Post more than one photo.
In fact, post all the photos you can. Give people a chance to get some idea of what you look like — otherwise, you’ll risk coming off as either creepy or a fake account.
Post actual photos of yourself.
You are not a car, your dog, your cat, a hunting conquest, a fishing conquest, a mountainous landscape or a flower. Nor are you a mob of so many people that picking you out takes more than 2 seconds — also known as the average length of an online dating attention span. The goal is to present yourself, so actually present yourself.
Be more attractive in real life than you are in photos.
This sounds shallow and kind of awful, but bear with me. People often post photos of the way they wish they looked — as in selfies for which they prepared, dressed up, found just the right lighting and used an Instagram filter. If that’s not what you really look like, meeting your matches in person could be awkward. But if you look awesome in person and aren’t the most photogenic, you’ll blow your date away. Generally speaking, the best photos are the ones that show you happy, having a good time and doing things you like to do. That’s what really draws people in.
Spend some time on the “About Me” sections — but not too much time.
Shockingly enough, “Go Hawks!” doesn’t say much about you as a person. Write a couple sentences on what you do for a living, your favorite weekend activities and other things that are important to your personality. On the flipside, don’t go overboard with thousands of words about your favorite books and movies. Highlight what you love and move on.
Bring the non-negotiables up front.
If you’re hard set on joining the Army and wouldn’t date someone who didn’t at least respect that, it’s important that your prospects know that. They’re going to find out sooner or later anyway — why wait until a third date face-to-face to have a honey tell you it’s a deal-breaker?
For the love of all that is good, abandon the pickup lines.
Unless someone specifically says they enjoy them in their “About Me” section, just don’t. They’re corny at best and degrading at worst. Instead, ask an actual question that shows you looked through their photos or read the biographical info they put effort into making perfect. For example: They mention they love the outdoors. Ask, “What are your favorite outdoor activities?” It’s simple and it shows you’re interested.
Don’t let your first message be “Hey,” “Hi,” “Hello,” or any iteration thereof.
It’s my personal belief that messages like this are the Internet’s form of catcalling — whoever’s asking them obviously wants a response, but feels entitled to one without putting in any effort. “Hey” is not the way to start a conversation.

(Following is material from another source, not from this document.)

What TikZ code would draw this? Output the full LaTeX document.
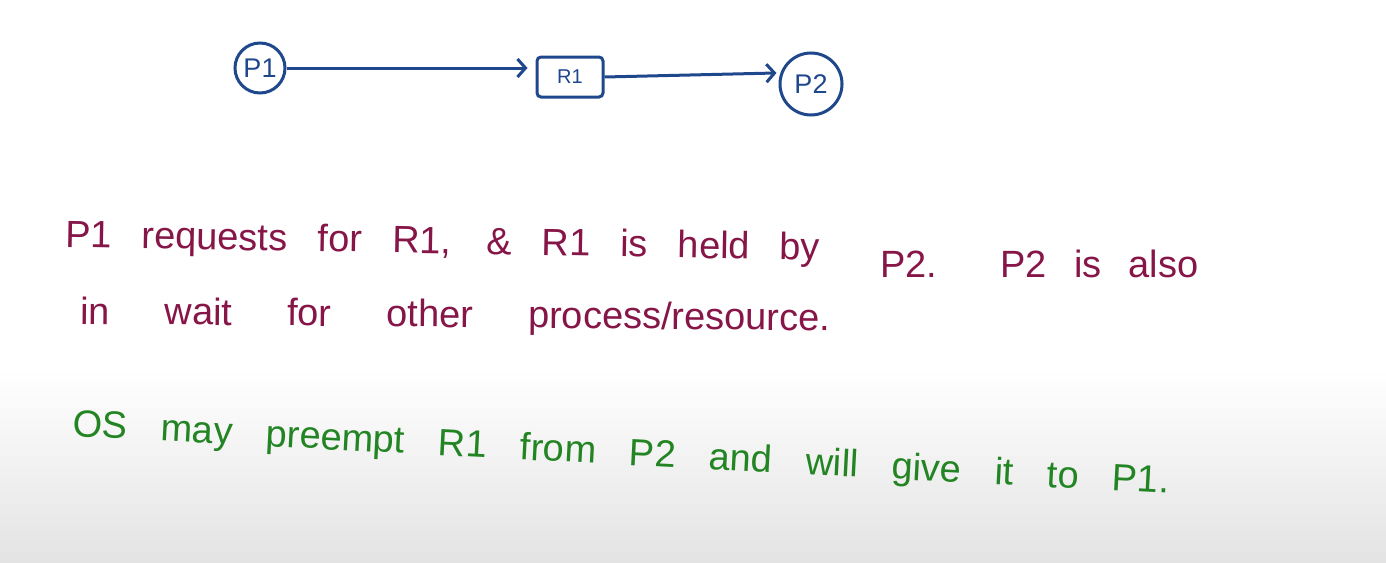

Chaste, friendly compliments are often much more effective. And questions are even better.
If you’re morally against hunting, but the cutie on the screen is holding up dead ducks, pass. If you’re a literary grammar nerd and a certified stud has never met a comma or a capital letter, pass. The things that are important to you aren’t magically going to change just because a person is attractive.
Don’t expect too much.
It’s online dating, and people generally do present themselves differently on the Internet than they do in real life. Look at the date as an opportunity to meet someone new, and maybe make a friend. If things go way better than that, it’ll be a gleeful surprise. And if not, then you’ve tuned up your social skills and done something different. Either way, changing things up is all to your benefit.
Never, ever, ever become a “ghost.”
“Ghosting” is the latest in the ever-growing list of bad ways to end things with someone. A text message is actually preferable. “Ghosting” happens when someone just stops all communication with you without giving any reason or warning. Some will “ghost” immediately, while others will pull the well-known “slow fade,” taking longer and longer to respond to texts or other messages until eventually they just don’t. Either way, this is the worst. It’s impolite, immature and impractical in small communities. If you don’t want to risk the awkward interaction of running into someone you “ghosted,” be brave and tell the person if you’re not interested in seeing them anymore.